The problem? The rate of false-positives and false-negatives, otherwise known (in statistics) as Type I and Type II errors. This wikipedia article (http://en.wikipedia.org/wiki/Type_I_and_type_II_errors) explains the whole concept rather nicely, and has a most informative research literature backing it.

Essentially: Type I errors refer to the improper rejection of the null hypothesis, and Type II errors refer to the improper acceptance of the null hypothesis (http://en.wikipedia.org/wiki/Null_hypothesis).

So, then, trying not to turn this into either a statistics lecture or a conference paper while at the same time trying to pass on the gist of the whole process, in order to create a model that will fit the data in a reasonable fashion and will then be able to infer relationships and forecast future trends based on past experience (data), we need to understand the subject, formulate a sound and reasonable null hypothesis, and then sit down, study the data and the subject area and remove all non-explanatory variables (the variables which do not help us explain what we see), which will leave us with a simplified model which SHOULD (but might not, in which case its “back to the drawing board”) fit the data to some degree.

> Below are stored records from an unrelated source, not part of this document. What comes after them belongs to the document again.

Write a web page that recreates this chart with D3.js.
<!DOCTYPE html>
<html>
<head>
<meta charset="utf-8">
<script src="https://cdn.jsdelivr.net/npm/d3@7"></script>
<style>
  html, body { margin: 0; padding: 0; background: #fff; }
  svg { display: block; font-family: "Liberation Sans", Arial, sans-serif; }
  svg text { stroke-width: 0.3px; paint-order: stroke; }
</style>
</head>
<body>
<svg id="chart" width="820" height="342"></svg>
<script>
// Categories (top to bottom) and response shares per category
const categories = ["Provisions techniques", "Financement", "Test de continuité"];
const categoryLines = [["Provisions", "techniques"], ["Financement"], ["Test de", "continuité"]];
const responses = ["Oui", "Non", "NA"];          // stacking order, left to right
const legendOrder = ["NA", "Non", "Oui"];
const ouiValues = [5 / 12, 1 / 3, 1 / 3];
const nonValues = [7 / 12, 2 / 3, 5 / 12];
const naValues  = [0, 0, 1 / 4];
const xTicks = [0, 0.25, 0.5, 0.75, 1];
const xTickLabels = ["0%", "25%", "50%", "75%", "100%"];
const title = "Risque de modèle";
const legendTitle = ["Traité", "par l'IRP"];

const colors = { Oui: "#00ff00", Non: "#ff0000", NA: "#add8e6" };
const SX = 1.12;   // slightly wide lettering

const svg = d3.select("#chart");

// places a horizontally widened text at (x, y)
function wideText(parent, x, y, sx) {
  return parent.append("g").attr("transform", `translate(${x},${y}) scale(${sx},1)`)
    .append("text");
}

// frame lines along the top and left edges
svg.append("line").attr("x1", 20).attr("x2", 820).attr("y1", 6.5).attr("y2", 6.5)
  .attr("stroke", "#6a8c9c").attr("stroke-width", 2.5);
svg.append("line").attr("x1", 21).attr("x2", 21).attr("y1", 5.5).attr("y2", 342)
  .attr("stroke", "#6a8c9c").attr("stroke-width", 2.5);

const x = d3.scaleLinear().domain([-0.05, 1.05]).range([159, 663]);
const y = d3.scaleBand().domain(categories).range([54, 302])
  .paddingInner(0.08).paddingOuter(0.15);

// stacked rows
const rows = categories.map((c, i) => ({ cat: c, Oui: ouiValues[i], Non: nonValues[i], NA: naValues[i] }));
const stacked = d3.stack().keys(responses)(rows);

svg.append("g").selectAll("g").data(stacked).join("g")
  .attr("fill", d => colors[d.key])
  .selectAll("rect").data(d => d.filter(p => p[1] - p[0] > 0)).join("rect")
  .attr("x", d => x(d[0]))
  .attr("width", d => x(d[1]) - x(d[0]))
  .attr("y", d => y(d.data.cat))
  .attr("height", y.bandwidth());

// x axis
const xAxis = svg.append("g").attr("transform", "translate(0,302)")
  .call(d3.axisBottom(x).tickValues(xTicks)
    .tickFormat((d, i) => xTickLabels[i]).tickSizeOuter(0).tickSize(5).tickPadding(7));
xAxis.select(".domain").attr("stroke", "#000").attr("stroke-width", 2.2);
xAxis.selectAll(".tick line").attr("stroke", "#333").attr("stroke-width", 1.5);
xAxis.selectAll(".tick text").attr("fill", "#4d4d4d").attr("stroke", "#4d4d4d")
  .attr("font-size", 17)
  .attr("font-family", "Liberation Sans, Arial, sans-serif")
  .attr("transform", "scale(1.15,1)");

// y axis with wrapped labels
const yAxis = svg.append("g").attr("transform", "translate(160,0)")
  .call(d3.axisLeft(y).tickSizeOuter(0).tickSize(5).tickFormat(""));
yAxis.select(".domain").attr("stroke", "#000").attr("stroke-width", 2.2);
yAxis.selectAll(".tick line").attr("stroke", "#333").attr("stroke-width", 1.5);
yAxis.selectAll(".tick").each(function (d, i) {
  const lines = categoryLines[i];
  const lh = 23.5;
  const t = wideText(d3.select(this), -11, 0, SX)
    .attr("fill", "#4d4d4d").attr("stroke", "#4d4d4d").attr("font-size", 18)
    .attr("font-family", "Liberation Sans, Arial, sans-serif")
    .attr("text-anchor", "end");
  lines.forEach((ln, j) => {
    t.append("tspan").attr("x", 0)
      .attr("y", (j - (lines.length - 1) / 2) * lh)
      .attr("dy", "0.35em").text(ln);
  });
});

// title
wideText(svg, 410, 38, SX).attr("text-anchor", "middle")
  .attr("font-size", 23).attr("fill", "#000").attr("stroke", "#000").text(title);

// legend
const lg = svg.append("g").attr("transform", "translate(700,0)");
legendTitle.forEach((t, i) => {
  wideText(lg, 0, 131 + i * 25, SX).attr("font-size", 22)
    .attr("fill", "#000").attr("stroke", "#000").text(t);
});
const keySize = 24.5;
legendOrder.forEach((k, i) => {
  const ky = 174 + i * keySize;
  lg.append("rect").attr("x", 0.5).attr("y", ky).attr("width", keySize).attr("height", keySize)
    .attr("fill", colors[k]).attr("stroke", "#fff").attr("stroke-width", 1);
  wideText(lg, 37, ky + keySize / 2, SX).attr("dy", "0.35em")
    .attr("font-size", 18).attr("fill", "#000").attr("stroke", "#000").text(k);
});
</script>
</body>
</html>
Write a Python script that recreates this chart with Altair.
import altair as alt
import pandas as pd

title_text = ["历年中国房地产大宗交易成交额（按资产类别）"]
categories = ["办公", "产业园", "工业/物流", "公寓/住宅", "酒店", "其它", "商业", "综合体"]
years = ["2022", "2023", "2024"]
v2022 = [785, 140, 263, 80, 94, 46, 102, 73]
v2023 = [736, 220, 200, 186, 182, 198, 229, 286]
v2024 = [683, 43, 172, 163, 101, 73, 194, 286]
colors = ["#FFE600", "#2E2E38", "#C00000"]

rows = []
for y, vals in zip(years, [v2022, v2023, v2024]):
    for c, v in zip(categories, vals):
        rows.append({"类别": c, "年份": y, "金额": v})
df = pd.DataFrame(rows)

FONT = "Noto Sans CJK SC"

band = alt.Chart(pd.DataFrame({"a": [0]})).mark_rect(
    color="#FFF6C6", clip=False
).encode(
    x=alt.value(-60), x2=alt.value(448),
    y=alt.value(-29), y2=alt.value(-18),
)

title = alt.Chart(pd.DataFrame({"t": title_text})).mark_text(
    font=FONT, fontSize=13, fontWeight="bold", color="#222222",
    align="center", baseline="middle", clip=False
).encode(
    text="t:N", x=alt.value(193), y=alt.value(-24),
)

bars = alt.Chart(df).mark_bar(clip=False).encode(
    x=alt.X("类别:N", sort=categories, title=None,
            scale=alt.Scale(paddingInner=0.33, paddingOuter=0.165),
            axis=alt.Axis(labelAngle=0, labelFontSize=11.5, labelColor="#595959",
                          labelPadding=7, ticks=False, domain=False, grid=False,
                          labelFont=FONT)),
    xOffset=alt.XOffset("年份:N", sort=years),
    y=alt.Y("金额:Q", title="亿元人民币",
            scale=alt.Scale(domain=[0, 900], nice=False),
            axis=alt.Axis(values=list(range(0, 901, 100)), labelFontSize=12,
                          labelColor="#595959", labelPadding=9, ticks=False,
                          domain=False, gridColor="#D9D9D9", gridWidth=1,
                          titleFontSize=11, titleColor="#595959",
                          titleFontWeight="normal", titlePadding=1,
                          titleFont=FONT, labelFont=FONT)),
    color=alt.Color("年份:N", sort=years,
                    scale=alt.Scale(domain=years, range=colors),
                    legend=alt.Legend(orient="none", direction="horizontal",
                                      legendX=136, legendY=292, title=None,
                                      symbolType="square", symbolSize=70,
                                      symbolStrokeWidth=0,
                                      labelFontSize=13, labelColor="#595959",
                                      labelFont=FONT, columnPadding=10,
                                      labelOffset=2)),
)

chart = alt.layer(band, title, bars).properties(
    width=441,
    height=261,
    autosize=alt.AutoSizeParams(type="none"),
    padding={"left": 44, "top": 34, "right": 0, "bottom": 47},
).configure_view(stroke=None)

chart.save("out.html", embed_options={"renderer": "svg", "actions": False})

Problem in this instance is: What on earth is the null hypothesis? And what can we consider to be the explanatory variables in the model that we cannot as yet have because we don’t know the null hypothesis OR the subject area?

Oh, I’ll grant you, there’s any number of “experts” in the subject area we are considering, and a search in Amazon will give us a distressingly large number of “books” on the subject area…All of which are a rather complete and utter waste of time and money for those of us who have been educated and trained to sit down and work with data.

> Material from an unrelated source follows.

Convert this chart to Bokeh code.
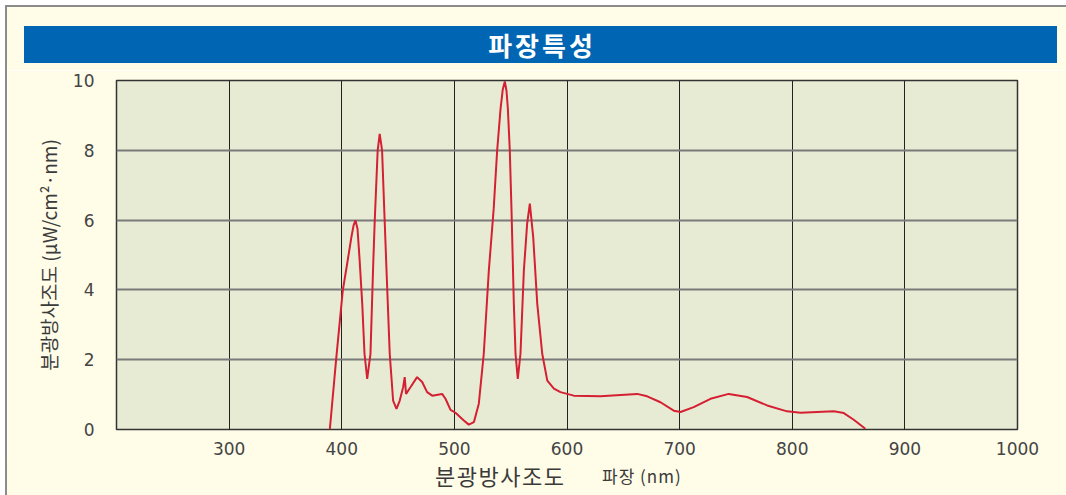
from bokeh.plotting import figure
from bokeh.models import FixedTicker, Range1d, Div
from bokeh.layouts import column
from bokeh.embed import file_html
from bokeh.resources import INLINE

# ---- data ----
wavelength = [389.4, 395.0, 400.9, 404.8, 408.5, 410.5, 412.2, 414.0, 415.9, 418.2,
              420.2, 422.6, 425.5, 428.0, 429.3, 431.9, 433.7, 435.8, 438.1, 439.7,
              442.6, 445.6, 448.6, 451.5, 454.5, 455.9, 457.1, 461.0, 466.9, 471.4,
              475.8, 480.3, 489.1, 492.1, 496.6, 501.0, 508.4, 512.8, 517.3, 521.7,
              526.1, 530.6, 534.9, 538.0, 541.0, 543.0, 544.8, 546.3, 547.5, 549.2,
              550.7, 552.8, 554.3, 556.3, 558.7, 561.7, 564.6, 567.0, 570.0, 573.6,
              578.0, 582.5, 588.4, 594.2, 606.0, 629.7, 662.3, 671.2, 683.0, 694.8,
              700.8, 712.5, 727.4, 743.6, 759.9, 777.7, 795.4, 807.3, 836.9, 845.8,
              854.6, 864.9]
irradiance = [0.0, 2.0, 3.98, 4.75, 5.5, 5.85, 5.99, 5.75, 4.84, 3.6,
              2.17, 1.45, 2.17, 4.8, 5.99, 8.0, 8.47, 8.0, 5.99, 4.6,
              2.17, 0.83, 0.59, 0.83, 1.21, 1.5, 1.02, 1.21, 1.5, 1.36,
              1.07, 0.97, 1.02, 0.88, 0.56, 0.48, 0.26, 0.14, 0.21, 0.74,
              2.17, 4.56, 6.32, 8.0, 9.19, 9.75, 9.97, 9.7, 9.19, 8.0,
              6.32, 3.6, 2.17, 1.45, 2.17, 4.56, 5.89, 6.47, 5.51, 3.6,
              2.17, 1.4, 1.17, 1.07, 0.97, 0.95, 1.02, 0.95, 0.78, 0.54,
              0.5, 0.64, 0.88, 1.02, 0.93, 0.69, 0.52, 0.48, 0.52, 0.47,
              0.28, 0.02]
x_ticks = [300, 400, 500, 600, 700, 800, 900, 1000]
y_ticks = [0, 2, 4, 6, 8, 10]
title_text = "파장특성"
y_label = "분광방사조도 (μW/cm²·nm)"
x_label_main = "분광방사조도"
x_label_sub = "파장 (nm)"

CREAM = "#FFFCE8"
PLOT_BG = "#E8EBD4"
BLUE = "#0066B3"
TXT = "#3a3a3a"
BORDER = "#8c8c8c"
KR = "Noto Sans CJK KR"
W = 1066

# ---- header: outer frame + blue title bar ----
header_html = (
    f'<div style="position:relative;width:{W}px;height:70px;background:#ffffff;">'
    f'<div style="position:absolute;left:5px;top:5px;width:{W - 5}px;height:65px;'
    f'background:{CREAM};border-left:2px solid {BORDER};border-top:2px solid {BORDER};'
    f'box-sizing:border-box;"></div>'
    f'<div style="position:absolute;left:24px;top:26px;width:1033px;height:37px;'
    f'background:{BLUE};color:#ffffff;font-family:\'{KR}\';font-weight:bold;'
    f'font-size:26px;line-height:37px;letter-spacing:3px;padding-left:3px;'
    f'box-sizing:border-box;text-align:center;">{title_text}</div>'
    f'</div>'
)
header = Div(text=header_html, width=W, height=70, margin=(0, 0, 0, 0))

# ---- main chart ----
p = figure(width=W - 7, height=389, output_backend="svg", toolbar_location=None,
           x_range=Range1d(200, 1000), y_range=Range1d(0, 10),
           min_border_left=109, min_border_right=49, min_border_top=10,
           min_border_bottom=30, margin=(0, 0, 0, 7),
           styles={"box-shadow": f"-2px 0 0 {BORDER}"})
p.background_fill_color = PLOT_BG
p.border_fill_color = CREAM
p.outline_line_color = "#333333"
p.outline_line_width = 1.5

p.xaxis.ticker = FixedTicker(ticks=x_ticks)
p.yaxis.ticker = FixedTicker(ticks=y_ticks)
for ax in (p.xaxis, p.yaxis):
    ax.axis_line_color = None
    ax.major_tick_line_color = None
    ax.minor_tick_line_color = None
    ax.major_label_text_font = "DejaVu Sans"
    ax.major_label_text_font_size = "17px"
    ax.major_label_text_color = "#444444"
p.xaxis.major_label_standoff = 6
p.yaxis.major_label_standoff = 16

p.yaxis.axis_label = y_label
p.yaxis.axis_label_text_font = KR
p.yaxis.axis_label_text_font_size = "19px"
p.yaxis.axis_label_text_font_style = "normal"
p.yaxis.axis_label_text_color = TXT
p.yaxis.axis_label_standoff = 8

p.xgrid.grid_line_color = "#222222"
p.xgrid.grid_line_width = 1
p.ygrid.grid_line_color = "#7a7a7a"
p.ygrid.grid_line_width = 2

p.line(wavelength, irradiance, line_color="#D42032", line_width=2)

# ---- footer: x-axis caption ----
footer_html = (
    f'<div style="position:relative;width:{W}px;height:36px;background:#ffffff;">'
    f'<div style="position:absolute;left:5px;top:0px;width:{W - 5}px;height:36px;'
    f'background:{CREAM};border-left:2px solid {BORDER};box-sizing:border-box;"></div>'
    f'<span style="position:absolute;left:435px;top:5px;font-family:\'{KR}\';'
    f'font-size:22px;line-height:22px;letter-spacing:1.5px;color:{TXT};'
    f'white-space:nowrap;">{x_label_main}</span>'
    f'<span style="position:absolute;left:602px;top:8px;font-family:\'{KR}\';'
    f'font-size:17px;line-height:17px;letter-spacing:1px;color:{TXT};'
    f'white-space:nowrap;">{x_label_sub}</span>'
    f'</div>'
)
footer = Div(text=footer_html, width=W, height=36, margin=(0, 0, 0, 0))

layout = column(header, p, footer, spacing=0)
open("out.html", "w").write(file_html(layout, INLINE))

In his paper on the base-rate fallacy and the difficulty of intrusion detection (http://portal.acm.org/citation.cfm?id=357849), Axelsson S. compares anomaly and signature detection Intrusion Detection Systems against a Bayesian base-rate fallacy model which models the rate of occurence of false positives/negatives. While his conclusions deal with Intrusion Detection Systems, his Bayesian base-race fallacy model is a more-than-acceptable standard through which we can determine the effectiveness of an Intrusion Detection System, and the standards this paper sets can and should be adaptable to the current problem with regards to data mining and pattern analysis, and it can and should form the basis of a standard against which all these different “solutions” that aim to find the perfect model of what consists a t-word activity should be like.

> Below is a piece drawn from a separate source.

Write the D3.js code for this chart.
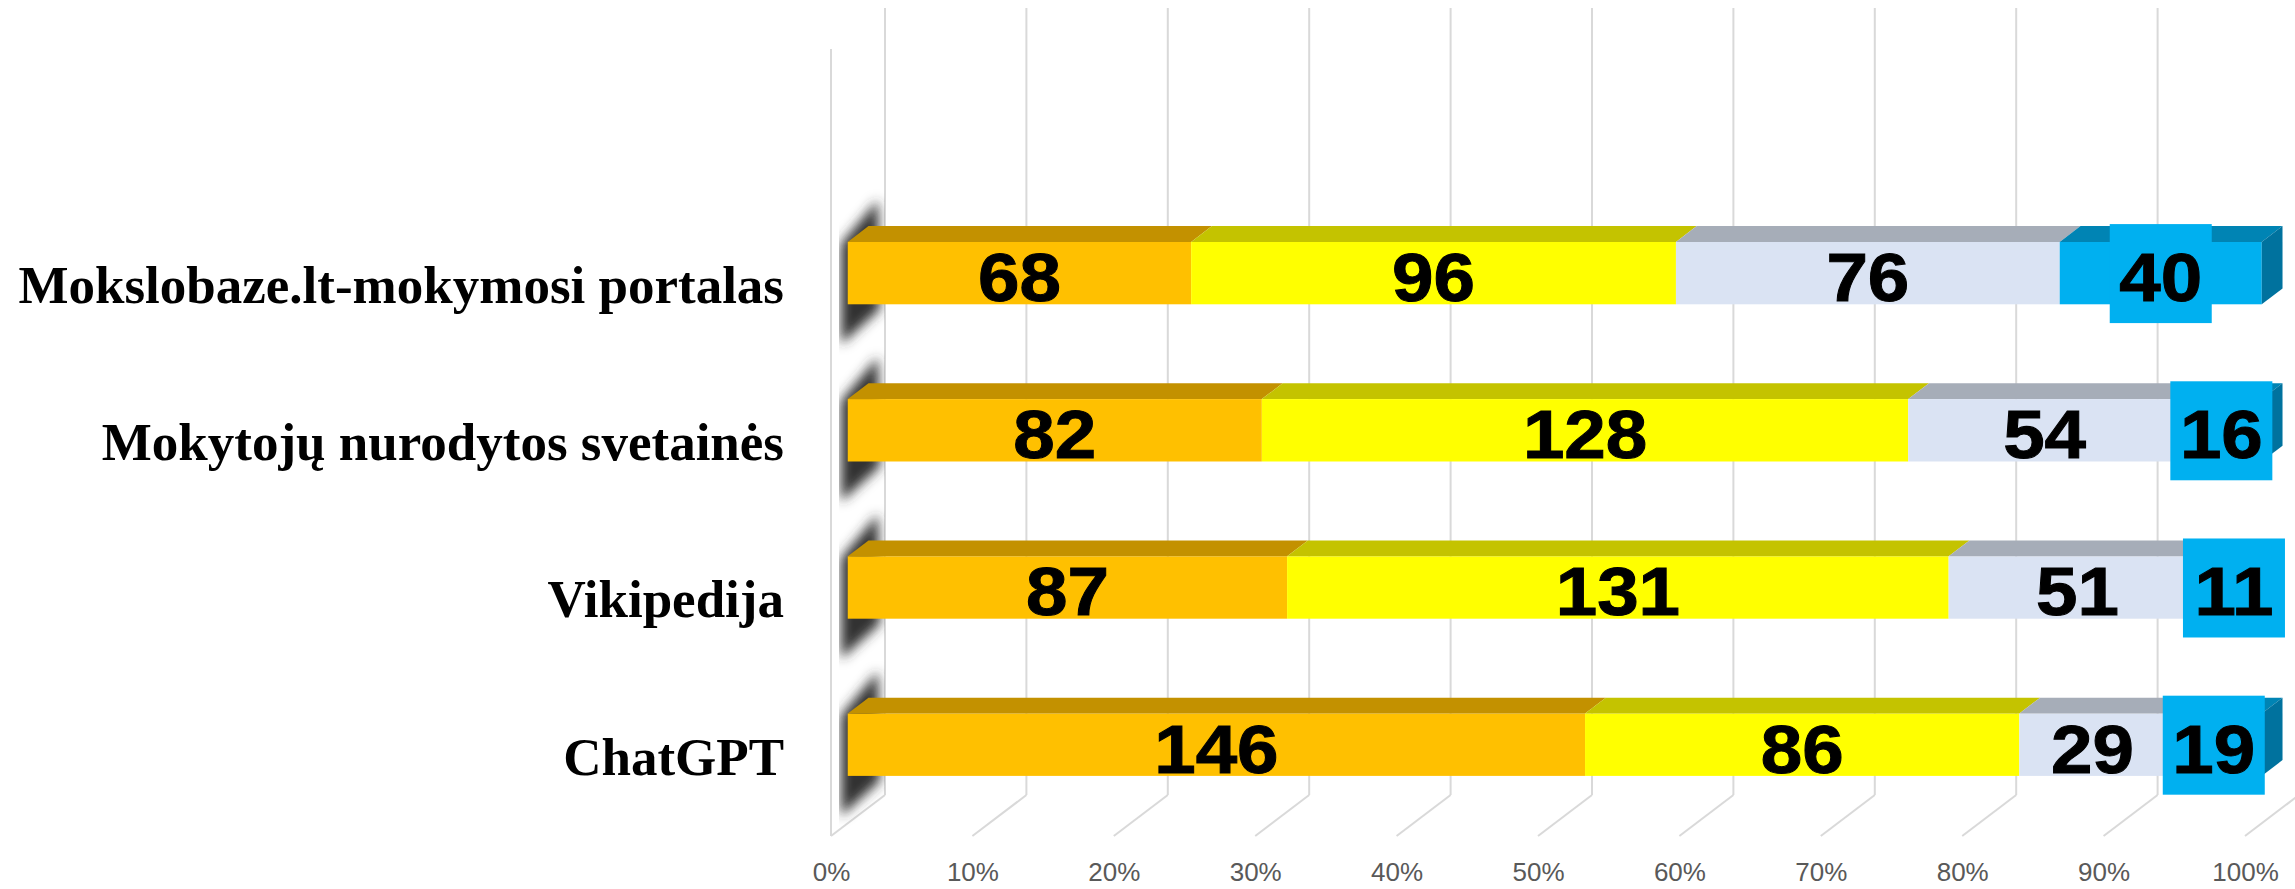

But to do that we need to properly and SCIENTIFICALLY (and I MEAN mathematically and statistically) define the subject area!!! And the problem here, of course, is that we really really cannot do that, because the subject area is by far too abstract to be defined.

Result: These uberdatabases will do pretty much nothing to detect occurences related to the subject area. Ahhh, but they (these uberdatabases) CAN & WILL find other uses, extending the surveillance capabilities to include any number of extraneous things and thus do other interesting things.

Any network administrator of moderate intellect knows that putting all of your eggs in one basket just creates a single point of failure. So, not only will these UK and US Uberdatabases will do pretty much nothing to infer and forecast T-word occurences, but they would be so badly succeptible to abuse, and so invitingly a target for the real bad-guys to get at.

Note: All those with a maths and stats background, please forgive my oversimplified explanations of Type I & II problems and the statistical analysis process, but I found no better way of reducing the complexity of the subject area to allow the public to understand the whole concept without turning this into a conference paper.